LISTED ENTRIES →
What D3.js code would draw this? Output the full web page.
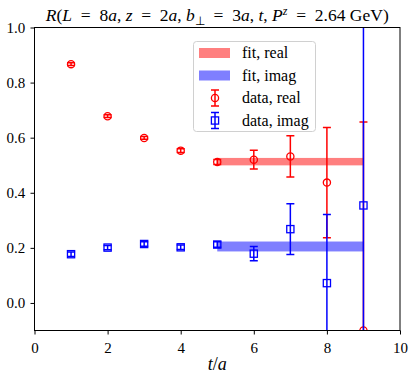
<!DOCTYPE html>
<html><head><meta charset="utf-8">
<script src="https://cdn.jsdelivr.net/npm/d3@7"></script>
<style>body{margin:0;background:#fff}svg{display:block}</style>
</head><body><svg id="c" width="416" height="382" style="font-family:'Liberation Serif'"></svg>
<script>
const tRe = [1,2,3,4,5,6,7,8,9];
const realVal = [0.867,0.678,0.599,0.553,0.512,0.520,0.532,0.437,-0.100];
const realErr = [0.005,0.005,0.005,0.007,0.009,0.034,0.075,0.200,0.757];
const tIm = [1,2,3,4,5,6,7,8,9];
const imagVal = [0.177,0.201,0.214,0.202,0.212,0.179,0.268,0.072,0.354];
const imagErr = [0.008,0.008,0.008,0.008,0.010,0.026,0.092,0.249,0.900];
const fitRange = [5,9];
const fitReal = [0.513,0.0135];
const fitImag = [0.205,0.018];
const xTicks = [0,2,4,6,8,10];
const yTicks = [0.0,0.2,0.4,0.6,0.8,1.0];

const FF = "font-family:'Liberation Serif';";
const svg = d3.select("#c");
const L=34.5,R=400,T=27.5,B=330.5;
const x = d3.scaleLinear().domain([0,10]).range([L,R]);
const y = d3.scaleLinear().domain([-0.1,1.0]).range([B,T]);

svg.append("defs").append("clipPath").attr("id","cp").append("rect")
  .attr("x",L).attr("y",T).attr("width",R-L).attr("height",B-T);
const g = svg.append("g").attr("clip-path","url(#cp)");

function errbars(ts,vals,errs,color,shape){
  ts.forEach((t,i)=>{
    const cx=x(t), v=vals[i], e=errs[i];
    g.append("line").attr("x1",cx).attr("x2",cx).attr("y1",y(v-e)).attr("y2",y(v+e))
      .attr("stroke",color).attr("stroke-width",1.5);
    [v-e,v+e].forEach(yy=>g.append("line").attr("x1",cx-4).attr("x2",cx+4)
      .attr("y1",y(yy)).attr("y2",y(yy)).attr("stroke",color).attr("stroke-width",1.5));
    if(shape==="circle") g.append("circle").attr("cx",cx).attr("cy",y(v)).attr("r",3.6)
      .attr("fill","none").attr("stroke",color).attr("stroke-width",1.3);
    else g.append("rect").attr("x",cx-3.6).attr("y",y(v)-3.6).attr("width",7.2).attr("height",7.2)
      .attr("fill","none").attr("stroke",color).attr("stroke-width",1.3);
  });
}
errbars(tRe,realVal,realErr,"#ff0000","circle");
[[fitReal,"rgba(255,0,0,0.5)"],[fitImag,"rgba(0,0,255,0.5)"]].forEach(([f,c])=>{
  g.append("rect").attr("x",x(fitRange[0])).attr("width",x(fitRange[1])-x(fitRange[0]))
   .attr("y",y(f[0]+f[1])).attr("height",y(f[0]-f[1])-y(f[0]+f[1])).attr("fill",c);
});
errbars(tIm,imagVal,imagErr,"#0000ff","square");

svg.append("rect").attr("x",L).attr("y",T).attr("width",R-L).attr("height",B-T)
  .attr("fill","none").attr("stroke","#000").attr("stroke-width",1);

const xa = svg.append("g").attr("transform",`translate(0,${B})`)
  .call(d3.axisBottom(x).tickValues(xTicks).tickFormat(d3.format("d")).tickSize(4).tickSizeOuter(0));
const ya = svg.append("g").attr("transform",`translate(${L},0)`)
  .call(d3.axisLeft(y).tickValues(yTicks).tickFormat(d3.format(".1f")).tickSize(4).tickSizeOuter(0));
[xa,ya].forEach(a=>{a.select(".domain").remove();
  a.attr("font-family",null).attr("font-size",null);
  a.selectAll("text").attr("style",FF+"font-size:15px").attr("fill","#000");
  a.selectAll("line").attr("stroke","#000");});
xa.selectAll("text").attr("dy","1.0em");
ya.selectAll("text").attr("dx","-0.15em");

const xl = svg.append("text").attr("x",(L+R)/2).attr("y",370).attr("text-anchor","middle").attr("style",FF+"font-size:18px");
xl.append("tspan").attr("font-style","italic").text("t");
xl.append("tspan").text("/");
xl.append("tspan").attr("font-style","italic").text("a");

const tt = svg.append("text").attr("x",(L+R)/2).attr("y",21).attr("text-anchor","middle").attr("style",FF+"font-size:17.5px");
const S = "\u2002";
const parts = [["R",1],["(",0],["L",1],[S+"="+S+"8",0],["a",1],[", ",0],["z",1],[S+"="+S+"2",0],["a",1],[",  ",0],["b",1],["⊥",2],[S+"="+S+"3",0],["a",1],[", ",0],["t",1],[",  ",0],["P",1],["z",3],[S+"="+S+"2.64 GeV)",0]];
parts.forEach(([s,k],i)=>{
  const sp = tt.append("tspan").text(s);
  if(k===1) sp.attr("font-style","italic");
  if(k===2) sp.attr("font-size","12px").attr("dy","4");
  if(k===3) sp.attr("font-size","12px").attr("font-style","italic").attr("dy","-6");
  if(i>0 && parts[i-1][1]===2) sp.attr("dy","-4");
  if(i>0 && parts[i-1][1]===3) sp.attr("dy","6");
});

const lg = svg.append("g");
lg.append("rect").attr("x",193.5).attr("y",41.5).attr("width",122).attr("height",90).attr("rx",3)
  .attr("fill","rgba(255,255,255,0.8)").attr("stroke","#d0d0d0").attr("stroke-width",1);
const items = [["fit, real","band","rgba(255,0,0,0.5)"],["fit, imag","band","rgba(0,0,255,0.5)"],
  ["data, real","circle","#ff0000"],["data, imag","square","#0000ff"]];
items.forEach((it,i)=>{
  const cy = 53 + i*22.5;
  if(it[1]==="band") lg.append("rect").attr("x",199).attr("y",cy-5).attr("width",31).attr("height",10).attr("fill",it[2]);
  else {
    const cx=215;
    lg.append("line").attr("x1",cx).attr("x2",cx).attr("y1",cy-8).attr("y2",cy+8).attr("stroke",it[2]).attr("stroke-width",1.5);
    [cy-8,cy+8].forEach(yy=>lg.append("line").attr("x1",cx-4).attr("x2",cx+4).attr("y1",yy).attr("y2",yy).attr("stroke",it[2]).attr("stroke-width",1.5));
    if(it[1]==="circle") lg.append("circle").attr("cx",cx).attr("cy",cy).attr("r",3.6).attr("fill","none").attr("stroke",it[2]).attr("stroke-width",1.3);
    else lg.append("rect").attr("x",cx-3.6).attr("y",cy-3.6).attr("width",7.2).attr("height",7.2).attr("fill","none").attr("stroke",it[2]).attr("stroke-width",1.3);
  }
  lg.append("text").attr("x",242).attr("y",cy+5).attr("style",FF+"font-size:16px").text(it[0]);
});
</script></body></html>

...

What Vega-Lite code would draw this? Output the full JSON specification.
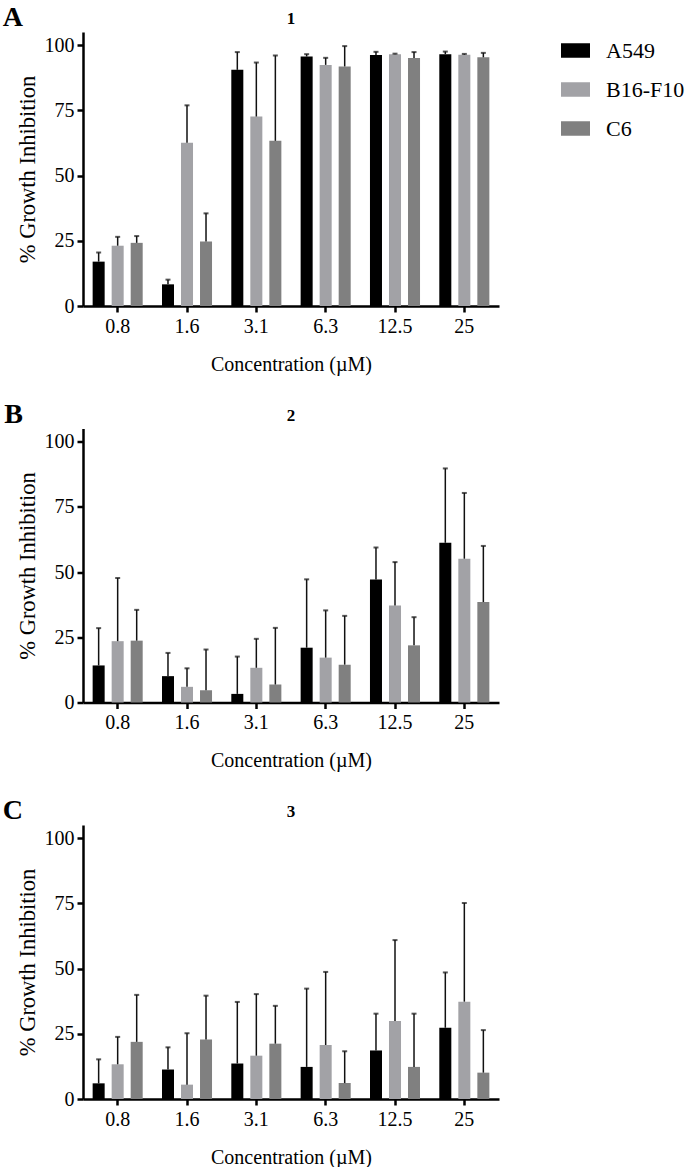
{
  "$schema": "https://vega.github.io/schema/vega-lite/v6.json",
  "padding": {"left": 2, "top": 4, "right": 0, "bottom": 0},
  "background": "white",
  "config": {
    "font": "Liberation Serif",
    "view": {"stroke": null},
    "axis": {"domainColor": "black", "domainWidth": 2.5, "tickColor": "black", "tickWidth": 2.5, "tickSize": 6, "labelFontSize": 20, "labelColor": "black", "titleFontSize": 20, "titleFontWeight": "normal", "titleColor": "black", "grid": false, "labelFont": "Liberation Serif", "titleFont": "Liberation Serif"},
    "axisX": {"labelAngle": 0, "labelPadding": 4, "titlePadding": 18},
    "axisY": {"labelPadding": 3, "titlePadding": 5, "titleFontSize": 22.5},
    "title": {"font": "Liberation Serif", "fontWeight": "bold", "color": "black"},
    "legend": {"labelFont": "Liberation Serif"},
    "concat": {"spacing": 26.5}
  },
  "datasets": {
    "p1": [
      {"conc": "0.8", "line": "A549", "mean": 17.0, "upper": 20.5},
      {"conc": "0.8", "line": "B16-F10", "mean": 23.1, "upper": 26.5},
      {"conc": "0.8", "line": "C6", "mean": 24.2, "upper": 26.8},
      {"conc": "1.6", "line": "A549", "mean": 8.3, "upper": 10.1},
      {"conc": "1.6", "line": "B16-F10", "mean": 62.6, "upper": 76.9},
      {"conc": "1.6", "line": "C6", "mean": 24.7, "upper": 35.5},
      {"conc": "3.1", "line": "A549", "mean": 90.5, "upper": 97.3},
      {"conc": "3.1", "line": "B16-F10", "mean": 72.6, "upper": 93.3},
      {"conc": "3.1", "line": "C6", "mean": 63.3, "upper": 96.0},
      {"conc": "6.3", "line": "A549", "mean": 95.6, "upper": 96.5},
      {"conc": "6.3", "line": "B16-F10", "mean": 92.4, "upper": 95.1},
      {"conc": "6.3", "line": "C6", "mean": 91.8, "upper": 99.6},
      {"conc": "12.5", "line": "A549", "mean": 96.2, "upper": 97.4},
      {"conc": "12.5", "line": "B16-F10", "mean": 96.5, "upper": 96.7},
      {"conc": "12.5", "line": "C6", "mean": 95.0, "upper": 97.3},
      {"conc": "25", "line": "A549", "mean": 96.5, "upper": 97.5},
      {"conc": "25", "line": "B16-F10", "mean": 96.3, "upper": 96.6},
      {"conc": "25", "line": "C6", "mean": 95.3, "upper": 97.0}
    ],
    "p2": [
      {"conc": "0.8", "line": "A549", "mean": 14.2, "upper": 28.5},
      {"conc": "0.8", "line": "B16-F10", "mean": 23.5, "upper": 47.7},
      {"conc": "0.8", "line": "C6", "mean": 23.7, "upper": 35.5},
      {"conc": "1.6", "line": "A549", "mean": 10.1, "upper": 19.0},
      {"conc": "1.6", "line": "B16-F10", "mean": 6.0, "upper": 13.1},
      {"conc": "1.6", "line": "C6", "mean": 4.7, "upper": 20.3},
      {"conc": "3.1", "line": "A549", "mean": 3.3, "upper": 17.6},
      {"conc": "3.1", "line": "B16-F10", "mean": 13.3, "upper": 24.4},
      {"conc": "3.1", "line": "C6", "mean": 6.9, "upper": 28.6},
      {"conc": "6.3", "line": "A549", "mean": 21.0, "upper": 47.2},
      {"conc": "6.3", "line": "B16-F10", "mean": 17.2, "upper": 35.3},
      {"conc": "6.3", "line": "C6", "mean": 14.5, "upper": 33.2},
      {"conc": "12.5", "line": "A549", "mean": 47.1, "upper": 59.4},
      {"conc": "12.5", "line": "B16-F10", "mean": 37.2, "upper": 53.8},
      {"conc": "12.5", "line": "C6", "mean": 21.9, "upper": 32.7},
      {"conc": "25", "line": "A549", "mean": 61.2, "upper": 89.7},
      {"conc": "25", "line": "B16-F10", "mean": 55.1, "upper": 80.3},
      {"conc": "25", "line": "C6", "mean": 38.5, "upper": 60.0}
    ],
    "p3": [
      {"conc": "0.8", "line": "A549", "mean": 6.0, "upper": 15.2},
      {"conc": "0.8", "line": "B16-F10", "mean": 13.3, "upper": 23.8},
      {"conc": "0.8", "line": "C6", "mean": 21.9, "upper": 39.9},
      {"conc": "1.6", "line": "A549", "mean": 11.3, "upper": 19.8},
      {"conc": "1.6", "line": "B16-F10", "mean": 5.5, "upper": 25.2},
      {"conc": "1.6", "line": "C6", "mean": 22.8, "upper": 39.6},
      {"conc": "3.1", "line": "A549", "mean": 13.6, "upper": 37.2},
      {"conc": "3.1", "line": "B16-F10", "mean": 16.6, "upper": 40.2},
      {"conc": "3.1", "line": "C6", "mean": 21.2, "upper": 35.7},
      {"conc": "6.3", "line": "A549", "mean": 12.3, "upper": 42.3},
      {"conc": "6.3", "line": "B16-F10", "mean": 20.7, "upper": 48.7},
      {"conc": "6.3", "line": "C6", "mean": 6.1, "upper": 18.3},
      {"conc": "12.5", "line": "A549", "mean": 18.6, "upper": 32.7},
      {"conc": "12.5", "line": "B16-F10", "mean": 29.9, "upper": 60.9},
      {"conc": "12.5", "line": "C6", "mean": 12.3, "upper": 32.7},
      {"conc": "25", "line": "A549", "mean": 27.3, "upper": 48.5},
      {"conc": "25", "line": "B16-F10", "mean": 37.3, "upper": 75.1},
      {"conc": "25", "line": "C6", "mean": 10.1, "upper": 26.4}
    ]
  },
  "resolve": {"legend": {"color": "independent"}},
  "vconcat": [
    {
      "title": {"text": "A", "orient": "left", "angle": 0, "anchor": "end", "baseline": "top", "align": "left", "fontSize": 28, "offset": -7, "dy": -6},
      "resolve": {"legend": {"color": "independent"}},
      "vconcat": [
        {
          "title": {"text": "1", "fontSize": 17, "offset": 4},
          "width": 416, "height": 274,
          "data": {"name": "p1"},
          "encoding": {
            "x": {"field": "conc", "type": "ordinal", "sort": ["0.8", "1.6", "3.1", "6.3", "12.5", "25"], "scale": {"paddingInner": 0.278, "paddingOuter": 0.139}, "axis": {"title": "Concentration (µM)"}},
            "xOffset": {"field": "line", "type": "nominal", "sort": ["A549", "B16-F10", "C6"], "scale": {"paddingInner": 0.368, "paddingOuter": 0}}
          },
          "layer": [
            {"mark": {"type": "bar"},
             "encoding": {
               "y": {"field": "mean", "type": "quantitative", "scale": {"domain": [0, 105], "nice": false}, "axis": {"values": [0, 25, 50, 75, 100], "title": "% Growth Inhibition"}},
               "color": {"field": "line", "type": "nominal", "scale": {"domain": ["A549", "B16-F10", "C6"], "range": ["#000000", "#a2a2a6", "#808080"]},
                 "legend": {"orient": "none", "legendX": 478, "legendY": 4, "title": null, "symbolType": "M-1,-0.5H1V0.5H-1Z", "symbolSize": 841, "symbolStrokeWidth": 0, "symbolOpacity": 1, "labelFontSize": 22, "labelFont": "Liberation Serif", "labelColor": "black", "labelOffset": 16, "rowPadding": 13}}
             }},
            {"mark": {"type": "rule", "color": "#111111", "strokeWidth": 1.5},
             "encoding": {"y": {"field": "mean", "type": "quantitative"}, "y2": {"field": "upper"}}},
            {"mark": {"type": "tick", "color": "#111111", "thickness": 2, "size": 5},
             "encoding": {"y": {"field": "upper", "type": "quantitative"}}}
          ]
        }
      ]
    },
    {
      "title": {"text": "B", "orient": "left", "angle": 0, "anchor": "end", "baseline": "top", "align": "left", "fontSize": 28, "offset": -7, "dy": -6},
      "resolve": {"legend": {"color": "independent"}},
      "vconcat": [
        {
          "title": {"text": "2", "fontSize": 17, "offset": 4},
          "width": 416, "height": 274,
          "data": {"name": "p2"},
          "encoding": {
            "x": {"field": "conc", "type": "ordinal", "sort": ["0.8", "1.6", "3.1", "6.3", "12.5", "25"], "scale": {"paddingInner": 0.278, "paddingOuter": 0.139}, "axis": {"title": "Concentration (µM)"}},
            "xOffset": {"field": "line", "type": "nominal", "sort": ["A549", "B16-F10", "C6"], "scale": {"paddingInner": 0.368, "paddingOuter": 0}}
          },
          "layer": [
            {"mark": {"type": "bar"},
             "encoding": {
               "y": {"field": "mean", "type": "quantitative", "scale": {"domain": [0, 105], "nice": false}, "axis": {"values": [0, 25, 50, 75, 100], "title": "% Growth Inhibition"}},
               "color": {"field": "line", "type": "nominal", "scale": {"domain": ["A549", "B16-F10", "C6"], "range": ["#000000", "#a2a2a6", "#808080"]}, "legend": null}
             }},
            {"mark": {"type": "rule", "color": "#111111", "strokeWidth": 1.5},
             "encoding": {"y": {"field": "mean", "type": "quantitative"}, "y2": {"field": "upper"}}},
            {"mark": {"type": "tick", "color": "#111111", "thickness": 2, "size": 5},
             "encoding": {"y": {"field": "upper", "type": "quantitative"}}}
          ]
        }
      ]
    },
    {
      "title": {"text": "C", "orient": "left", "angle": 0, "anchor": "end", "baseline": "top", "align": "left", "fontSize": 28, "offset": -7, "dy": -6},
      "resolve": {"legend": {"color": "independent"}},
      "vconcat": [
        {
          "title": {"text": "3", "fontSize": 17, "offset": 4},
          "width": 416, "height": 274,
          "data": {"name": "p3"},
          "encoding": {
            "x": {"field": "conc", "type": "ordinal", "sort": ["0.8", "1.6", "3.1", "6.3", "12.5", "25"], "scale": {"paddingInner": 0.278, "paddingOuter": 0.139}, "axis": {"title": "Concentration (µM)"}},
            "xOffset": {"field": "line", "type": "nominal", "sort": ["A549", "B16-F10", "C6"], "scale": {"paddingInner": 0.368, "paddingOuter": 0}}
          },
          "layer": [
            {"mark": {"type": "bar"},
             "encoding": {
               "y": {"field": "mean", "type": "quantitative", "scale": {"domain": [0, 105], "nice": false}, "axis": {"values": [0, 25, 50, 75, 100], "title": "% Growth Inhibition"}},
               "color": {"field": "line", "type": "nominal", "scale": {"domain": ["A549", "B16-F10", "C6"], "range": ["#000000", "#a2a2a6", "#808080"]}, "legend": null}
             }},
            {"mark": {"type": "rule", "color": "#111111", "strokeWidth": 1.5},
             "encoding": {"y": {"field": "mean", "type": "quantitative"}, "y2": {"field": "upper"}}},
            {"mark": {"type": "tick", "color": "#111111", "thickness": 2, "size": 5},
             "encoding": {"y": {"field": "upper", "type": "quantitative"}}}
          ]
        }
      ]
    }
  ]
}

PROBLEM → Which lines of the material contain the string "Output"? List each of them.

FINISHED TASK →
What D3.js code would draw this? Output the full web page.
What Vega-Lite code would draw this? Output the full JSON specification.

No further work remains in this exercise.